Cette bande de tolérance, qui semblait autrefois suffisamment large, paraît aujourd’hui bien étroite. Autrement dit, l’espace public était faussement neutre, il va donc falloir remettre une pièce dans la machine pour continuer à avancer vers la réalisation de l’idéal universaliste. Zut.

Comment s’y prend-on ? Déjà, cela peut sembler idiot, mais on laisse du temps au temps. Les mutations anthropologiques se déploient dans le temps long, sur plusieurs générations. Fut un temps où une femme en pantalon provoquait un scandale. Il y a dix ans, la loi sur le mariage pour tous a mis des millions de personnes dans la rue. Quelqu’un envisage-t-il sérieusement de revenir dessus à l’heure actuelle ?

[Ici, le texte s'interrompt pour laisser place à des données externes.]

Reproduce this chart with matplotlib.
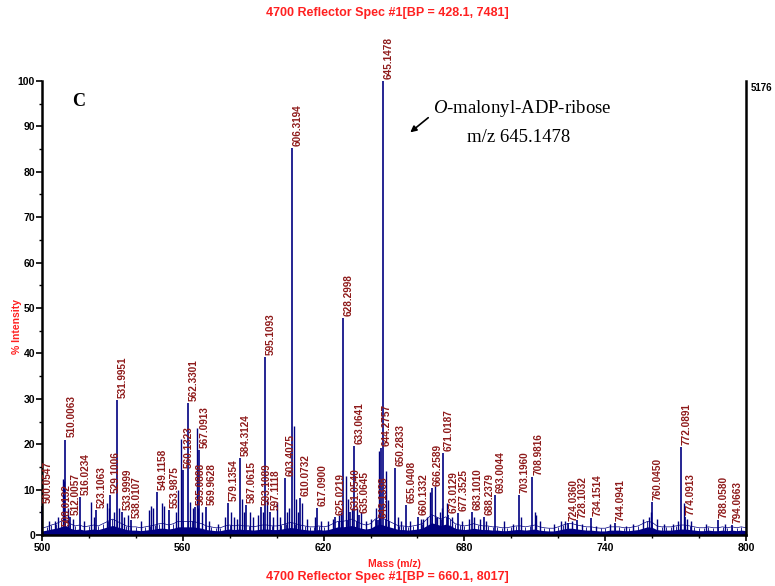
import numpy as np
import matplotlib
matplotlib.use("Agg")
import matplotlib.pyplot as plt
from matplotlib.ticker import FixedLocator, MultipleLocator

# === Data ===
# labelled peaks: m/z text and % intensity
peak_labels = [
    "500.0547", "508.0132", "510.0063", "512.0057", "516.0234", "523.1063",
    "529.1006", "531.9951", "533.9999", "538.0107", "549.1158", "553.9875",
    "560.1323", "562.3301", "565.0888", "567.0913", "569.9628", "579.1354",
    "584.3124", "587.0615", "593.1089", "595.1093", "597.1118", "603.4075",
    "606.3194", "610.0732", "617.0900", "625.0219", "628.2998", "631.0540",
    "633.0641", "635.0645", "643.1338", "644.2757", "645.1478", "650.2833",
    "655.0408", "660.1332", "666.2589", "671.0187", "673.0129", "677.3525",
    "683.1010", "688.2379", "693.0044", "703.1960", "708.9816", "724.0360",
    "728.1032", "734.1514", "744.0941", "760.0450", "772.0891", "774.0913",
    "788.0580", "794.0663",
]
peak_pct = [
    6.5, 1.5, 21.0, 4.0, 8.4, 5.5,
    8.8, 29.7, 5.1, 3.3, 9.5, 5.5,
    14.3, 29.0, 6.2, 18.7, 6.2, 7.0,
    17.0, 6.6, 6.2, 39.2, 5.1, 12.5,
    85.2, 8.1, 6.0, 4.0, 47.8, 5.1,
    19.5, 4.4, 3.3, 19.2, 100.0, 14.7,
    6.6, 4.0, 10.3, 18.0, 4.4, 4.8,
    5.1, 4.0, 8.8, 8.8, 12.8, 2.6,
    3.3, 3.7, 2.6, 7.3, 19.4, 4.0,
    3.3, 2.2,
]

# smaller unlabelled peaks
minor_mz = [
    503, 505.5, 507, 508.8, 509.5, 511, 513, 518, 520.7, 522, 527.5, 528.5,
    530.5, 533, 535, 536.5, 542, 545.5, 546.5, 547.5, 551, 552, 557, 558,
    559.1, 563, 564.2, 565.9, 566.5, 568, 571, 575, 578, 580.5, 582, 583,
    585.3, 586, 588.5, 590, 592, 594, 596, 598.5, 600.3, 601.5, 604.5, 605.3,
    607.4, 608.2, 609, 611, 613, 616.3, 619, 622, 624, 626.5, 627.2, 629.4,
    630.2, 632, 634.2, 636, 638, 640, 642.5, 643.6, 646.6, 647.4, 651.5, 653,
    657, 661.3, 662.5, 664, 665.3, 667.3, 668.5, 669.5, 670.5, 672.4, 674.5,
    679, 682, 684, 686.5, 689.3, 697, 700.5, 704, 710, 710.7, 712, 718, 721,
    723, 726, 730, 736, 742, 749, 752, 756, 758.5, 759.5, 762, 765, 769, 771,
    773.5, 774.7, 776.5, 783, 791, 799.8,
]
minor_pct = [
    3.0, 3.0, 4.0, 12.4, 12.0, 6.0, 3.5, 3.0, 7.3, 4.0, 7.0, 6.0,
    5.0, 6.0, 4.0, 4.5, 3.0, 5.5, 6.5, 6.0, 7.0, 6.5, 5.0, 10.0,
    21.1, 7.3, 6.0, 23.5, 6.0, 5.0, 3.0, 2.5, 4.0, 5.0, 4.0, 3.5,
    8.0, 5.0, 5.0, 4.0, 4.5, 5.0, 8.0, 4.0, 7.3, 4.0, 5.0, 6.0,
    24.0, 8.0, 5.0, 7.0, 3.5, 4.0, 3.0, 3.0, 3.5, 4.5, 5.0, 13.0,
    8.0, 6.0, 6.0, 5.0, 3.0, 3.5, 6.0, 18.5, 14.0, 7.7, 4.0, 3.0,
    3.0, 3.5, 3.5, 4.0, 9.5, 10.8, 4.0, 5.0, 6.0, 7.0, 4.0,
    3.0, 3.5, 4.0, 3.5, 3.0, 3.0, 2.5, 4.0, 5.0, 4.5, 3.0, 2.5, 3.0,
    3.0, 3.0, 2.5, 2.0, 2.5, 2.0, 2.5, 3.5, 4.0, 5.0, 3.5, 2.5, 2.5, 3.0,
    7.0, 3.5, 3.0, 2.5, 2.5, 3.3,
]

# baseline noise level every 2 m/z from 500 to 800
baseline_pct = [
    1.5, 1.8, 2.2, 2.5, 3.0, 3.5, 2.5, 2.0, 2.2, 1.8, 2.0, 2.2, 2.0, 2.5, 3.0, 3.5,
    3.0, 2.5, 2.0, 1.8, 1.8, 1.6, 1.8, 2.0, 2.2, 2.5, 2.5, 2.2, 2.5, 3.0, 3.0, 3.0,
    3.0, 2.8, 2.5, 2.0, 1.8, 1.6, 1.6, 2.0, 2.2, 2.0, 2.2, 2.0, 2.0, 1.8, 2.0, 2.2,
    2.2, 2.0, 2.0, 2.2, 2.5, 2.8, 2.5, 2.2, 2.0, 1.8, 1.8, 2.0, 1.8, 2.0, 2.5, 3.0,
    3.0, 3.2, 3.5, 3.0, 2.5, 2.2, 2.5, 3.5, 4.0, 3.5, 3.0, 2.5, 2.0, 2.0, 1.8, 2.0,
    2.2, 2.5, 3.5, 4.5, 4.0, 3.5, 4.0, 3.5, 2.5, 2.2, 2.0, 2.2, 2.5, 2.2, 2.0, 2.0,
    1.8, 1.8, 1.6, 1.6, 1.8, 2.0, 2.0, 1.8, 2.0, 2.2, 1.8, 1.6, 1.5, 1.5, 1.8, 2.2,
    2.5, 2.5, 2.2, 2.0, 1.8, 1.8, 1.6, 1.5, 1.5, 1.8, 1.8, 1.8, 1.6, 1.6, 1.8, 2.0,
    2.5, 3.0, 2.8, 2.0, 1.8, 1.8, 1.8, 2.0, 2.2, 2.2, 2.0, 1.8, 1.6, 1.6, 1.8, 1.6,
    1.6, 1.8, 1.6, 1.8, 1.6, 1.8, 1.6,
]

peak_mz = [float(s) for s in peak_labels]
baseline_mz = np.linspace(500, 800, len(baseline_pct))

navy = "#000080"
label_red = "#8e1a1a"
head_red = "#ff2020"

plt.rcParams['font.family'] = ['Liberation Sans', 'DejaVu Sans']
plt.rcParams['mathtext.fontset'] = 'custom'
plt.rcParams['mathtext.it'] = 'Liberation Serif:italic'
plt.rcParams['mathtext.rm'] = 'Liberation Serif'

fig = plt.figure(figsize=(7.75, 5.86), dpi=100)
ax = fig.add_axes([0.0542, 0.087, 0.9084, 0.7748])

# === Spectrum ===
ax.fill_between(baseline_mz, 0, np.array(baseline_pct) * 0.6, color=navy, lw=0)
ax.plot(baseline_mz, baseline_pct, color=navy, lw=0.5)
ax.vlines(baseline_mz, 0, baseline_pct, color=navy, lw=0.6)
ax.vlines(minor_mz, 0, minor_pct, color=navy, lw=1.0)
ax.vlines(peak_mz, 0, peak_pct, color=navy, lw=1.2, clip_on=False)

for mz, pct, txt in zip(peak_mz, peak_pct, peak_labels):
    ax.text(mz + 0.3, pct + 0.5, txt, rotation=90, ha='left', va='bottom',
            color=label_red, fontsize=7.2, fontweight='bold')

# === Axes ===
ax.set_xlim(500, 800)
ax.set_ylim(0, 100)
ax.xaxis.set_major_locator(FixedLocator(np.arange(500, 801, 60)))
ax.xaxis.set_minor_locator(FixedLocator(np.arange(500, 801, 20)))
ax.yaxis.set_major_locator(MultipleLocator(10))
ax.yaxis.set_minor_locator(MultipleLocator(5))
ax.spines['top'].set_visible(False)
for side in ['left', 'right', 'bottom']:
    ax.spines[side].set_linewidth(1.8)
ax.tick_params(axis='both', which='major', length=4, width=1.2, labelsize=7.5)
ax.tick_params(axis='both', which='minor', length=2, width=1.0)
ax.tick_params(axis='y', pad=1)
ax.tick_params(axis='x', pad=2)
for lab in ax.get_xticklabels() + ax.get_yticklabels():
    lab.set_fontweight('bold')

ax.set_xlabel("Mass (m/z)", color=head_red, fontsize=7.5, fontweight='bold', labelpad=4)
ax.set_ylabel("% Intensity", color=head_red, fontsize=7.5, fontweight='bold')
ax.yaxis.set_label_coords(-0.028, 0.46)

ax.text(1.006, 0.985, "5176", transform=ax.transAxes, ha='left', va='center',
        fontsize=7, fontweight='bold')

fig.text(0.5, 0.978, "4700 Reflector Spec #1[BP = 428.1, 7481]", ha='center', va='center',
         color=head_red, fontsize=9, fontweight='bold')
fig.text(0.5, 0.015, "4700 Reflector Spec #1[BP = 660.1, 8017]", ha='center', va='center',
         color=head_red, fontsize=9, fontweight='bold')

# === Annotations ===
ax.text(513, 94.5, "C", fontsize=13, fontweight='bold', family='Liberation Serif')
ax.text(666.5, 94, r"$\mathit{O}$-malonyl-ADP-ribose", fontsize=13.5,
        family='Liberation Serif', ha='left', va='center')
ax.text(703.0, 87.5, "m/z 645.1478", fontsize=13.5, family='Liberation Serif',
        ha='center', va='center')
ax.annotate("", xy=(656, 88.3), xytext=(665.5, 92.3),
            arrowprops=dict(arrowstyle='-|>', color='black', lw=1.2, mutation_scale=9))

plt.savefig("out.png", dpi=100)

Cela ne signifie pas conférer à la « génération Z » un pouvoir transformateur foncièrement progressiste (les lectures générationnelles essentialisantes et psychologisantes sont toujours un peu idiotes). Non, tous les ados d’aujourd’hui ne finiront pas gender-fluid à multiplier les caprices de diva dans l’open space (qu’ils auront de toute façon fui, mais là encore, c’est la thématique d’un autre atelier). Simplement, leur seuil de tolérance, ce qu’ils ou elles considéreront comme fondé à s’exprimer dans l’espace public, sera très probablement différent de celui de leurs parents et grands-parents. Ce qui est normal, non ?

D’où une deuxième considération : il faut sans doute se détendre un peu — « ça va bien se passer », comme disait l’autre — et dédramatiser. La violence et la polarisation du débat constatées aujourd’hui ne reflètent qu’un état transitoire. Les excès constatés des deux côtés sont en effet le symptôme d’une lutte pour décaler la fenêtre d’Overton (l’ensemble des idées et pratiques considérées comme acceptables dans l’espace public dans une société donnée à un instant T). Le niveau d’intensité finira par retomber. Si vous croyez que les débats sur la laïcité ou les congés payés se sont déroulés sans accroc ni violence, il est peut-être temps de ressortir votre Berstein et Milza qui prend la poussière dans un coin de votre bibliothèque !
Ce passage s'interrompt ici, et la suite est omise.